My condition is in a rapid decline and I cannot go out without a lot of planning. I had not been to the mall in 5 years when she talked me into loading up my walker in her car and going with her. She assured me there was no embarrassment. She encouraged me the whole shopping trip, which did not last more than an hour and a half, including rest breaks. She extolled the virtues of my handicapped parking placard, threatened to push me in my walker like an old lady, made it okay when my shoulder spasmed and I took out a whole grid display in a store.

Kirsten arranged a motorized cart for me so we could all go to the zoo. I had not been in years. I love giraffes.

Kirsten makes sure I get out and do things and socialize. She arranges get-togethers at her house because it is comfortable for me.

Kirsten understands when I simply cannot go out at all.

Kirsten is who I text when I simply cannot take it anymore. She knows what to say to keep me going, to keep me from doing the permanent thing.

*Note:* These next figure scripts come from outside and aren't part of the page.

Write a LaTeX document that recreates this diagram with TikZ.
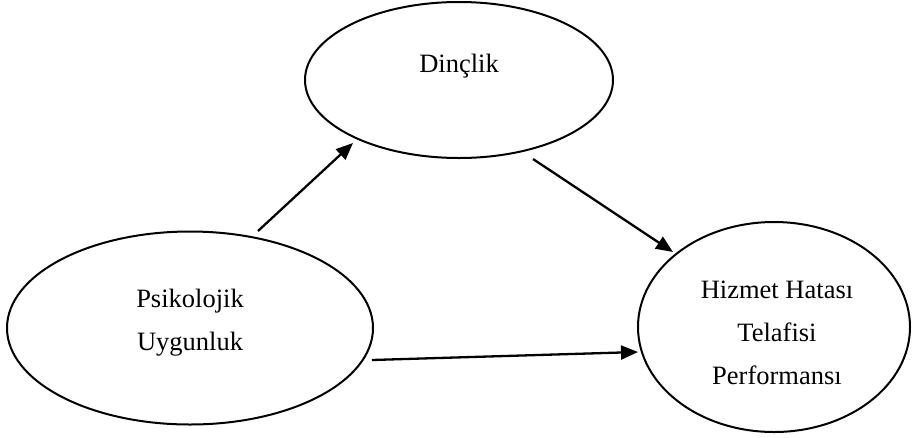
\documentclass[tikz,border=0pt]{standalone}
\usepackage{fontspec}
\setmainfont{Liberation Serif}
\usetikzlibrary{shapes.geometric,arrows.meta}
\begin{document}
\begin{tikzpicture}[x=1pt,y=-1pt,
  ell/.style={draw, ellipse, line width=2pt, inner sep=0pt},
  lbl/.style={font=\fontsize{26.5}{43}\selectfont, align=center, inner sep=0pt, anchor=base},
  conn/.style={line width=2.3pt, -{Triangle[length=17pt,width=14pt]}}]
\useasboundingbox (0,0) rectangle (912,437);
% ellipses
\node[ell, minimum width=308pt, minimum height=156pt] (din) at (459,80) {};
\node[ell, minimum width=366pt, minimum height=193pt] (psi) at (190,328) {};
\node[ell, minimum width=272pt, minimum height=210pt] (hiz) at (774,327) {};
% labels (base = baseline of the last line)
\node[lbl] (dint) at (459,72) {Dinçlik};
\node[lbl] (psit) at (190,350) {Psikolojik\\Uygunluk};
\node[lbl] (hizt) at (777,384) {Hizmet Hatası\\Telafisi\\Performansı};
% connector ends
\coordinate (a1s) at (258,231);
\coordinate (a1e) at (353,143);
\coordinate (a2s) at (533,159);
\coordinate (a2e) at (673,252);
\coordinate (a3s) at (372,360);
\coordinate (a3e) at (638,352);
\draw[conn] (a1s) -- (a1e);
\draw[conn] (a2s) -- (a2e);
\draw[conn] (a3s) -- (a3e);
\end{tikzpicture}
\end{document}
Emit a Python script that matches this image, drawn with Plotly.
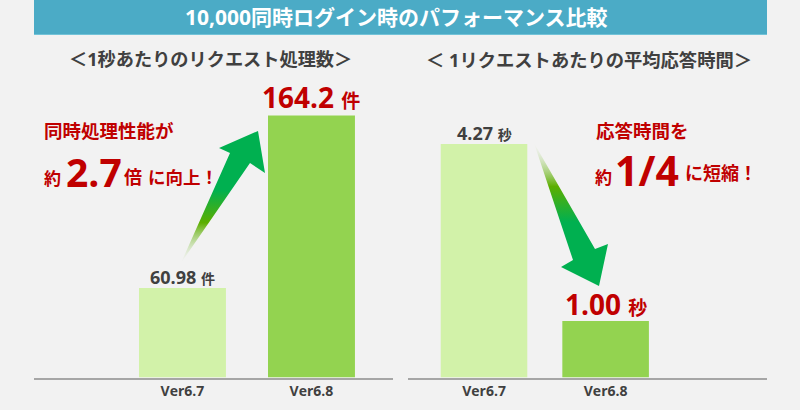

Not all of my friends understand, even though they try. Kirsten does not try to understand, she simply takes me at my word and goes with the situation. “No pouting,” she says, “We are going to have fun. It’s fine.” She takes selfies of us when we are out, my reminders that I have a life, that I have friends, that it is not as tragic as it feels, not as awful as it could be.

Having a friend who does not question makes a big difference in my quality of life.

I am in a rapid decline. It is painful and frustrating. There are many things I will never be able to do again. But we have plans this weekend, the four of us, and it is okay for me to use my cane or walker or wheelchair or any combination thereof. My husband and Kirsten and her fiance make it okay.